Only a small amount of research has been completed so far, but the few studies have already shown that therapy with animals helps children with ASD. In one study in particular conducted by Berry et al., animal therapy was found to reduce stress, anxiety, and irritation in autistic children.
Most research has used dogs and horses, but other animals, including the Berry et al. study, is taking a closer look at dolphins. One particular study rewards children with ASD by letting them swim with dolphins for completing a pre-determined task.
Horse therapy is showing great results, too. In the “psycho-educational horseback riding” study, Japanese researchers used horse-back riding for children with Pervasive Developmental Disorder (PDD). The study determined children showed enhanced verbal and nonverbal communication skills, more emotional expression, and even better eye contact after spending time with therapy horses. While ASD wasn’t specifically targeted in this study, it has a parallel and promising connection to alternative autism therapies.
A study conducted by Laurel Redefer and Joan Goodman emphasized the value of horse and dog therapy for children with ASD. The results showed that animal therapy reduced autistic behaviors like hand-posturing, humming, repetitive jumping, etc. Also, test subject’s behavior changed after therapy, resulting in autistic children joining in on games with therapists, seeking affection, and even imitating the therapist’s actions in a playful way.
The research so far supports the idea that a child with ASD can make a meaningful connection with a pet, which in turn facilitates better social interaction and functionality. In a study done by Beck & Madresh, they found that the connection between humans and animals provided a sense of security, emotional support, and a sense of relief in difficult situations, especially for children suffering from autism.

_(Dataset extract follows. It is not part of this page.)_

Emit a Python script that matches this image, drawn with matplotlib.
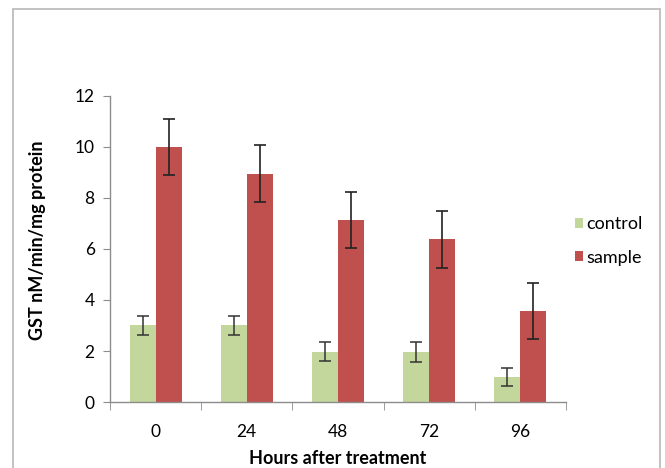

While there are plenty of studies being performed in the field of genetics, physiological, and environmental causes of ASD, alternative methods like animal therapy need much more research. The results so far have proven that social interaction and autistic behaviors can be altered and better controlled through animal therapy. This is a promising field of research, and one we’ve only scratched the surface of so far. There is still much more work that needs to be done so that we have better alternative methods for children living with ASD.